The RK was designed for a 65nm process with a target frequency of 2.3GHz, while consuming a rather incredible 250W (more power than an entire PC drew on average at the time).

AMD A6-4400M - 2 'cores' with shared FPU and cache.

AMD A6-4400M – 2 ‘cores’ with shared FPU and cache – Piledriver Architecture

This should sound familiar, as its also the basis of the AMD Bulldozer (and later) cores released in 2011.  AMD refers to them as Modules rather then clusters, but the principle is the same.  a Module has 2 integer units, each with their own 16K data cache.  a 64K instruction cache and a single floating point unit is shared between the two.  The third generation (Steamroller) added a second instruction decoder to each module.

The idea of CMT, however, is not new, its roots go all the way back to the Alpha 21264 in 1996, nearly 10 years before the RK.  The 21164 had 2 integer ALUs and an FPU (the FPU was technically 2 FPUs, though one only handled FMUL, while the other handled the rest of the FPU instructions) .  The integer ALUs each had their own register file and address ALU and each was referred to as a cluster.  Today the DEC 21264 could very well have been marketed as a dual core processor.

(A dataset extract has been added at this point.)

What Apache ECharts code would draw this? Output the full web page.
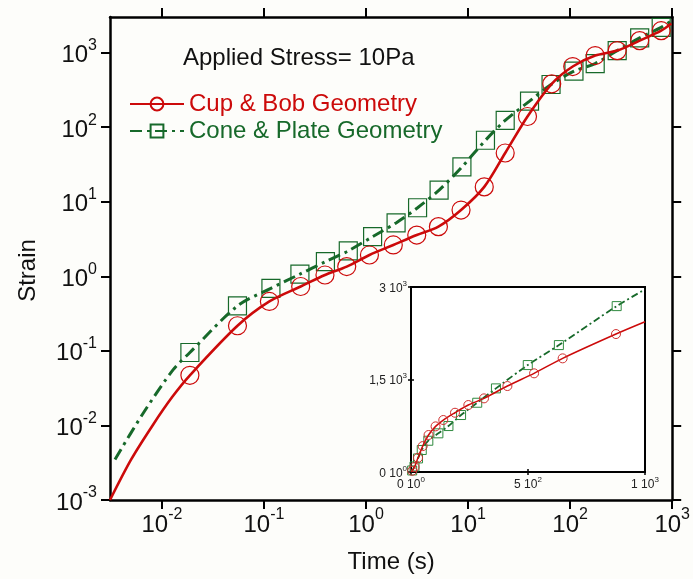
<!DOCTYPE html>
<html>
<head>
<meta charset="utf-8">
<script src="https://cdn.jsdelivr.net/npm/echarts@6/dist/echarts.min.js"></script>
<style>
html,body{margin:0;padding:0;background:#fdfdfa;}
#chart{width:693px;height:579px;}
</style>
</head>
<body>
<div id="chart"></div>
<script>
// ---- main chart data (log-log) ----
const cbLeadTime = [0.0031, 0.005, 0.0081, 0.0126];
const cbLeadStrain = [0.001, 0.0035, 0.01, 0.024];
const cbTime = [0.0188, 0.055, 0.113, 0.229, 0.396, 0.647, 1.08, 1.85, 3.14, 5.12, 8.53, 14.4, 23.1, 38.2, 66, 106, 176, 289, 480, 780];
const cbStrain = [0.047, 0.217, 0.46, 0.73, 1.04, 1.35, 1.93, 2.63, 3.57, 4.63, 7.73, 15.8, 45, 139, 381, 650, 912, 1063, 1447, 1967];
const cbTailTime = [980];
const cbTailStrain = [2450];

const cpLeadTime = [0.00347, 0.0066, 0.0129];
const cpLeadStrain = [0.0035, 0.0148, 0.056];
const cpTime = [0.0188, 0.055, 0.117, 0.225, 0.40, 0.67, 1.16, 1.97, 3.2, 5.2, 8.7, 14.8, 23.1, 40, 65, 109, 176, 289, 480, 780];
const cpStrain = [0.095, 0.40, 0.69, 1.07, 1.57, 2.19, 3.4, 5.2, 8.3, 14.3, 29.3, 66.7, 123, 223, 373, 563, 713, 1063, 1573, 2180];
const cpTailTime = [980];
const cpTailStrain = [2650];

// ---- inset data (linear) ----
const insetCbTime = [5, 15, 30, 50, 75, 105, 138, 188, 245, 312, 412, 526, 648, 876];
const insetCbStrain = [20, 80, 230, 420, 600, 740, 843, 961, 1086, 1194, 1394, 1600, 1843, 2237];
const insetCbEnds = [[0, 0], [1000, 2436]];
const insetCpTime = [5, 15, 30, 46, 74, 117, 160, 214, 283, 363, 499, 632, 879];
const insetCpStrain = [25, 90, 220, 357, 507, 627, 745, 924, 1123, 1356, 1734, 2058, 2690];
const insetCpEnds = [[0, 0], [1000, 2961]];

// ---- tick values ----
const xTicks = [0.01, 0.1, 1, 10, 100, 1000];
const yTicks = [0.001, 0.01, 0.1, 1, 10, 100, 1000];
const insetXTicks = [0, 500, 1000];
const insetXLabels = [['0 10', '0'], ['5 10', '2'], ['1 10', '3']];
const insetYTicks = [0, 1500, 3000];
const insetYLabels = [['0 10', '0'], ['1,5 10', '3'], ['3 10', '3']];

const RED = '#cc0a0a';
const GREEN = '#17692a';
const FONT = 'Liberation Sans';

function withMarks(leadT, leadS, t, s, tailT, tailS) {
  const out = [];
  leadT.forEach((v, i) => out.push({ value: [v, leadS[i]], symbol: 'none' }));
  t.forEach((v, i) => out.push({ value: [v, s[i]] }));
  tailT.forEach((v, i) => out.push({ value: [v, tailS[i]], symbol: 'none' }));
  return out;
}
function insetData(ends, t, s) {
  const out = [{ value: ends[0], symbol: 'none' }];
  t.forEach((v, i) => out.push({ value: [v, s[i]] }));
  out.push({ value: ends[1], symbol: 'none' });
  return out;
}
function powLabel(v) {
  const e = Math.round(Math.log10(v));
  return '{b|10}{s|' + e + '}';
}
const powRich = {
  b: { fontSize: 24, fontFamily: FONT, color: '#111', verticalAlign: 'bottom', lineHeight: 30 },
  s: { fontSize: 16, fontFamily: FONT, color: '#111', verticalAlign: 'top', lineHeight: 30 }
};
const smallRich = {
  b: { fontSize: 12, fontFamily: FONT, color: '#222', verticalAlign: 'bottom', lineHeight: 15 },
  s: { fontSize: 8, fontFamily: FONT, color: '#222', verticalAlign: 'top', lineHeight: 15 }
};
function findLabel(ticks, labels, v) {
  const i = ticks.indexOf(v);
  if (i < 0) return '';
  return '{b|' + labels[i][0] + '}{s|' + labels[i][1] + '}';
}

const chart = echarts.init(document.getElementById('chart'), null, { renderer: 'canvas' });
const axisLineStyle = { color: '#000', width: 2.5 };

const option = {
  backgroundColor: '#fdfdfa',
  animation: false,
  title: {
    text: 'Applied Stress= 10Pa',
    left: 178, top: 41,
    textStyle: { fontFamily: FONT, fontSize: 24, fontWeight: 'normal', color: '#111' }
  },
  legend: {
    orient: 'vertical',
    left: 124, top: 87,
    itemWidth: 54, itemHeight: 16, itemGap: 3,
    textStyle: { fontFamily: FONT, fontSize: 24 },
    data: [
      { name: 'Cup & Bob Geometry', textStyle: { color: RED } },
      { name: 'Cone & Plate Geometry', textStyle: { color: GREEN } }
    ]
  },
  grid: [
    { left: 110, top: 17, right: 20, bottom: 78, show: false },
    { left: 411, top: 287, width: 234, height: 185, show: true, backgroundColor: '#fff', borderColor: '#000', borderWidth: 2, z: 5 }
  ],
  xAxis: [
    {
      type: 'log', gridIndex: 0, min: 0.0031, max: 1000,
      name: 'Time (s)', nameLocation: 'middle', nameGap: 50,
      nameTextStyle: { fontFamily: FONT, fontSize: 24, color: '#111' },
      axisLine: { lineStyle: axisLineStyle },
      axisTick: { inside: false, length: 9, lineStyle: { width: 2, color: '#000' }, customValues: xTicks },
      axisLabel: { customValues: xTicks, formatter: powLabel, rich: powRich, margin: 7 },
      splitLine: { show: false }, minorTick: { show: false }
    },
    {
      type: 'log', gridIndex: 0, position: 'top', min: 0.0031, max: 1000,
      axisLine: { lineStyle: axisLineStyle },
      axisTick: { inside: false, length: 9, lineStyle: { width: 2, color: '#000' }, customValues: xTicks },
      axisLabel: { show: false },
      splitLine: { show: false }
    },
    {
      type: 'value', gridIndex: 1, min: 0, max: 1000, interval: 500,
      axisLine: { lineStyle: { color: '#000', width: 2 } },
      axisTick: { inside: false, length: 3, lineStyle: { width: 1.5, color: '#000' } },
      axisLabel: { formatter: v => findLabel(insetXTicks, insetXLabels, v), rich: smallRich, margin: 4 },
      splitLine: { show: false }, z: 6
    },
    {
      type: 'value', gridIndex: 1, position: 'top', min: 0, max: 1000, interval: 500,
      axisLine: { lineStyle: { color: '#000', width: 2 } },
      axisTick: { inside: false, length: 3, lineStyle: { width: 1.5, color: '#000' } },
      axisLabel: { show: false }, splitLine: { show: false }, z: 6
    }
  ],
  yAxis: [
    {
      type: 'log', gridIndex: 0, min: 0.001, max: 3000,
      name: 'Strain', nameLocation: 'middle', nameGap: 70, nameRotate: 90,
      nameTextStyle: { fontFamily: FONT, fontSize: 24, color: '#111', padding: [0, 24, 0, 0] },
      axisLine: { lineStyle: axisLineStyle },
      axisTick: { inside: false, length: 9, lineStyle: { width: 2, color: '#000' }, customValues: yTicks },
      axisLabel: { customValues: yTicks, formatter: powLabel, rich: powRich, margin: 13 },
      splitLine: { show: false }, minorTick: { show: false }
    },
    {
      type: 'log', gridIndex: 0, position: 'right', min: 0.001, max: 3000,
      axisLine: { lineStyle: axisLineStyle },
      axisTick: { inside: false, length: 9, lineStyle: { width: 2, color: '#000' }, customValues: yTicks },
      axisLabel: { show: false },
      splitLine: { show: false }
    },
    {
      type: 'value', gridIndex: 1, min: 0, max: 3000, interval: 1500,
      axisLine: { lineStyle: { color: '#000', width: 2 } },
      axisTick: { inside: false, length: 3, lineStyle: { width: 1.5, color: '#000' } },
      axisLabel: { formatter: v => findLabel(insetYTicks, insetYLabels, v), rich: smallRich, margin: 4 },
      splitLine: { show: false }, z: 6
    },
    {
      type: 'value', gridIndex: 1, position: 'right', min: 0, max: 3000, interval: 1500,
      axisLine: { lineStyle: { color: '#000', width: 2 } },
      axisTick: { inside: false, length: 3, lineStyle: { width: 1.5, color: '#000' } },
      axisLabel: { show: false }, splitLine: { show: false }, z: 6
    }
  ],
  series: [
    {
      name: 'Cup & Bob Geometry', type: 'line', xAxisIndex: 0, yAxisIndex: 0,
      smooth: 0.3, symbol: 'circle', symbolSize: 18,
      data: withMarks(cbLeadTime, cbLeadStrain, cbTime, cbStrain, cbTailTime, cbTailStrain),
      lineStyle: { color: RED, width: 2.6 },
      itemStyle: { color: 'rgba(0,0,0,0)', borderColor: RED, borderWidth: 1.2 },
      emphasis: { disabled: true }, z: 3
    },
    {
      name: 'Cone & Plate Geometry', type: 'line', xAxisIndex: 0, yAxisIndex: 0,
      smooth: 0.3, symbol: 'rect', symbolSize: 18,
      data: withMarks(cpLeadTime, cpLeadStrain, cpTime, cpStrain, cpTailTime, cpTailStrain),
      lineStyle: { color: GREEN, width: 3, type: [12, 5, 3, 5] },
      itemStyle: { color: 'rgba(0,0,0,0)', borderColor: GREEN, borderWidth: 1.2 },
      emphasis: { disabled: true }, z: 2
    },
    {
      name: 'inset-cb', type: 'line', xAxisIndex: 2, yAxisIndex: 2,
      smooth: 0.3, symbol: 'circle', symbolSize: 9,
      data: insetData(insetCbEnds, insetCbTime, insetCbStrain),
      lineStyle: { color: RED, width: 1.5 },
      itemStyle: { color: 'rgba(0,0,0,0)', borderColor: '#d0302f', borderWidth: 1 },
      emphasis: { disabled: true }, z: 8
    },
    {
      name: 'inset-cp', type: 'line', xAxisIndex: 2, yAxisIndex: 2,
      smooth: 0.3, symbol: 'rect', symbolSize: 9,
      data: insetData(insetCpEnds, insetCpTime, insetCpStrain),
      lineStyle: { color: GREEN, width: 1.8, type: [7, 3, 2, 3] },
      itemStyle: { color: 'rgba(0,0,0,0)', borderColor: '#2f8a3f', borderWidth: 1 },
      emphasis: { disabled: true }, z: 7
    }
  ]
};
chart.setOption(option);
</script>
</body>
</html>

The SPARC RK turned out to be better on paper then in silicon.  In 2009 Oracle purchased Sun and in 2010 the RK was canceled by Larry Ellison.  Larry Ellison, never one to mince his words said of the RK:  “This processor had two incredible virtues: It was incredibly slow and it consumed vast amounts of energy. It was so hot that they had to put about 12 inches of cooling fans on top of it to cool the processor. It was just madness to continue that project.”  While the Rock (lava rock perhaps?) never made it to market, samples were made and tested, and a great deal was learned from it.  Certainly experience that made its way into Oracle’s other T-Series processors.